Wednesday, March 11, 2009

DeLong is On His Game

Just wanted to point to a really good post by Brad DeLong regarding the sometimes laughable anti-Keynes economists out there. There are legitimate reasons to be concerned about government debt and all this spending, but to completely disavow Keynes at this point in time just smacks as out of touch. I've said this months ago at the onset of the crisis, and I'll say this again, new-classical economics, in all its extreme forms, is dead. Economics as a field had better start coming up with a different paradigm, or risk falling into the land of irrelevancy. The field can start by incorporating already existing models from heterodox schools which, if weren't ignored in the first place, may have helped prevent this all from happening to begin with.

4 comments:

  1. Krugman is saying we're in the dark ages of macroeconomics too: http://krugman.blogs.nytimes.com/2009/01/27/dark-age-of-macroeconomics-wonkish/

    Here is how the problem manifested itself in my life: I learn one school of thought in class. I have no idea what the other schools of thought say about one thing or another. I don't know much about the disagreements. I wouldn't even know where to start in evaluating the massive body of existing literature.
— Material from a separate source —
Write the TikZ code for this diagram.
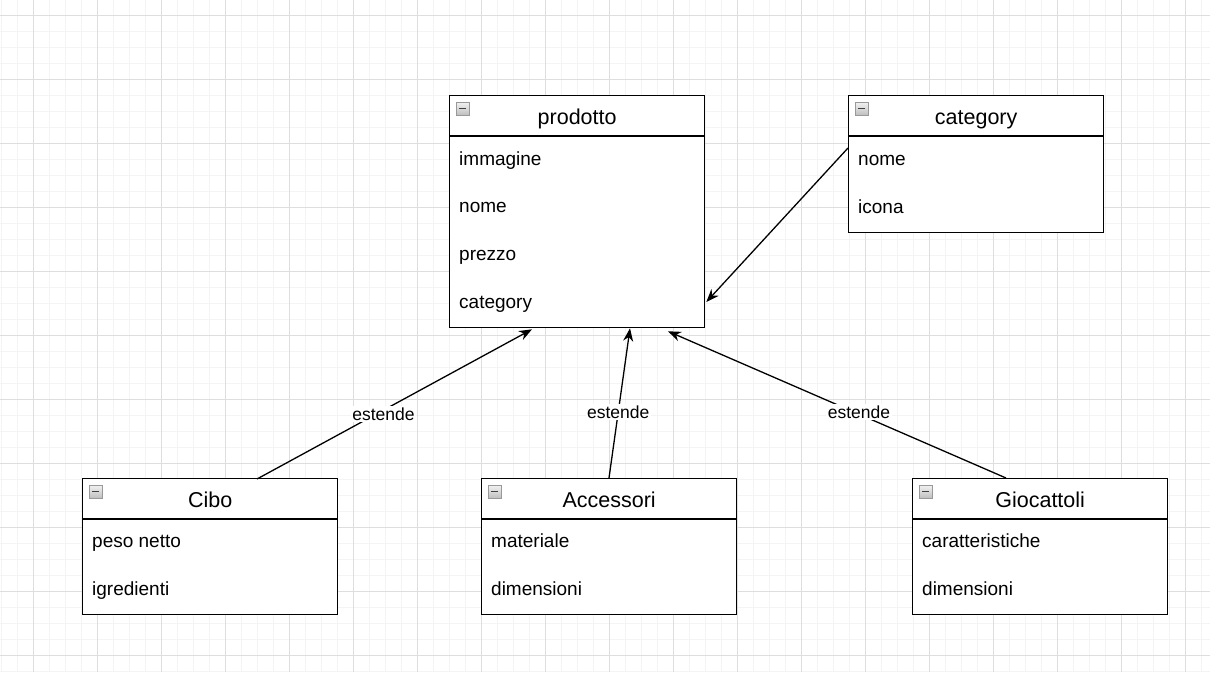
\documentclass[tikz,border=0pt]{standalone}
\usepackage{fontspec}
\setmainfont{Liberation Sans}
\usetikzlibrary{positioning,calc,arrows.meta}

\definecolor{minorgrid}{RGB}{244,244,244}
\definecolor{majorgrid}{RGB}{222,222,222}

% piccola icona "comprimi" in alto a sinistra di ogni classe
\newcommand{\collapseicon}[1]{%
  \shade[top color=gray!10, bottom color=gray!50, draw=gray!80, line width=0.6pt]
    ($(#1)+(7,7)$) rectangle ++(13,13);
  \draw[line width=1.4pt, black!75] ($(#1)+(10,13.5)$) -- ++(7,0);
}

\begin{document}
\begin{tikzpicture}[x=1pt, y=-1pt,
    classbox/.style={draw=black, line width=1.3pt, fill=white, minimum width=255pt,
      anchor=north west, inner sep=0pt},
    classtitle/.style={anchor=base, inner sep=0pt, font=\fontsize{21.5}{25}\selectfont},
    attr/.style={anchor=base west, inner sep=0pt, font=\fontsize{19}{23}\selectfont},
    conn/.style={-{Stealth[length=13pt, width=10pt]}, line width=1.3pt, black},
    lbl/.style={fill=white, inner sep=1.5pt, font=\fontsize{17.5}{21}\selectfont}]

\useasboundingbox (0,0) rectangle (1210,672);
\fill[white] (0,0) rectangle (1210,672);

% --- griglia di sfondo ---
\foreach \gx in {1,17,...,1209} \draw[minorgrid, line width=0.8pt] (\gx,0) -- (\gx,672);
\foreach \gy in {-1,15,...,671} \draw[minorgrid, line width=0.8pt] (0,\gy) -- (1210,\gy);
\foreach \gx in {33,97,...,1209} \draw[majorgrid, line width=0.9pt] (\gx,0) -- (\gx,672);
\foreach \gy in {15,79,...,671} \draw[majorgrid, line width=0.9pt] (0,\gy) -- (1210,\gy);

% --- classi ---
\node[classbox, minimum height=232pt] (prodotto) at (449,95) {};
\node[classbox, minimum height=137pt] (category) at (848,95) {};
\node[classbox, minimum height=136pt] (cibo) at (82,478) {};
\node[classbox, minimum height=136pt] (accessori) at (481,478) {};
\node[classbox, minimum height=136pt] (giocattoli) at (912,478) {};

% intestazioni
\foreach \cls/\title in {prodotto/prodotto, category/category, cibo/Cibo,
    accessori/Accessori, giocattoli/Giocattoli} {
  \draw[line width=1.3pt] ($(\cls.north west)+(0,41)$) -- ($(\cls.north east)+(0,41)$);
  \node[classtitle] (\cls-title) at ($(\cls.north)+(0,29.5)$) {\title};
  \collapseicon{\cls.north west}
}

% attributi
\foreach \txt [count=\i] in {immagine, nome, prezzo, category}
  \node[attr] (prodotto-a\i) at ($(prodotto.north west)+(10,{70+47.7*(\i-1)})$) {\txt};
\foreach \txt [count=\i] in {nome, icona}
  \node[attr] (category-a\i) at ($(category.north west)+(10,{70+48*(\i-1)})$) {\txt};
\foreach \txt [count=\i] in {peso netto, igredienti}
  \node[attr] (cibo-a\i) at ($(cibo.north west)+(10,{69+48*(\i-1)})$) {\txt};
\foreach \txt [count=\i] in {materiale, dimensioni}
  \node[attr] (accessori-a\i) at ($(accessori.north west)+(10,{69+48*(\i-1)})$) {\txt};
\foreach \txt [count=\i] in {caratteristiche, dimensioni}
  \node[attr] (giocattoli-a\i) at ($(giocattoli.north west)+(10,{69+48*(\i-1)})$) {\txt};

% --- collegamenti ---
\draw[conn] ($(category.north west)+(0,53)$) -- ($(prodotto.north east)+(1,207)$);
\draw[conn] ($(cibo.north west)+(175,1)$)
  -- node[lbl, pos=0.46, yshift=-4pt] (lbl-cibo) {estende} ($(prodotto.south west)+(83,1)$);
\draw[conn] ($(accessori.north west)+(128,0)$)
  -- node[lbl, pos=0.44] (lbl-accessori) {estende} ($(prodotto.south west)+(181,0)$);
\draw[conn] ($(giocattoli.north west)+(94,0)$)
  -- node[lbl, pos=0.435, yshift=2pt] (lbl-giocattoli) {estende} ($(prodotto.south west)+(219,3)$);

\end{tikzpicture}
\end{document}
I don't even feel competent to do that because I'd have to have a firm grasp of differential equations. It's bad Garth. Instead I'm trusting those economists that saw this economic crisis coming, and throwing out the rest. From those who saw it coming, there are a fair amount of economists who wear tin foil hats and scream doom all the time (I'm talking about you Austrian school).

    In economics, bad ideas die slowly.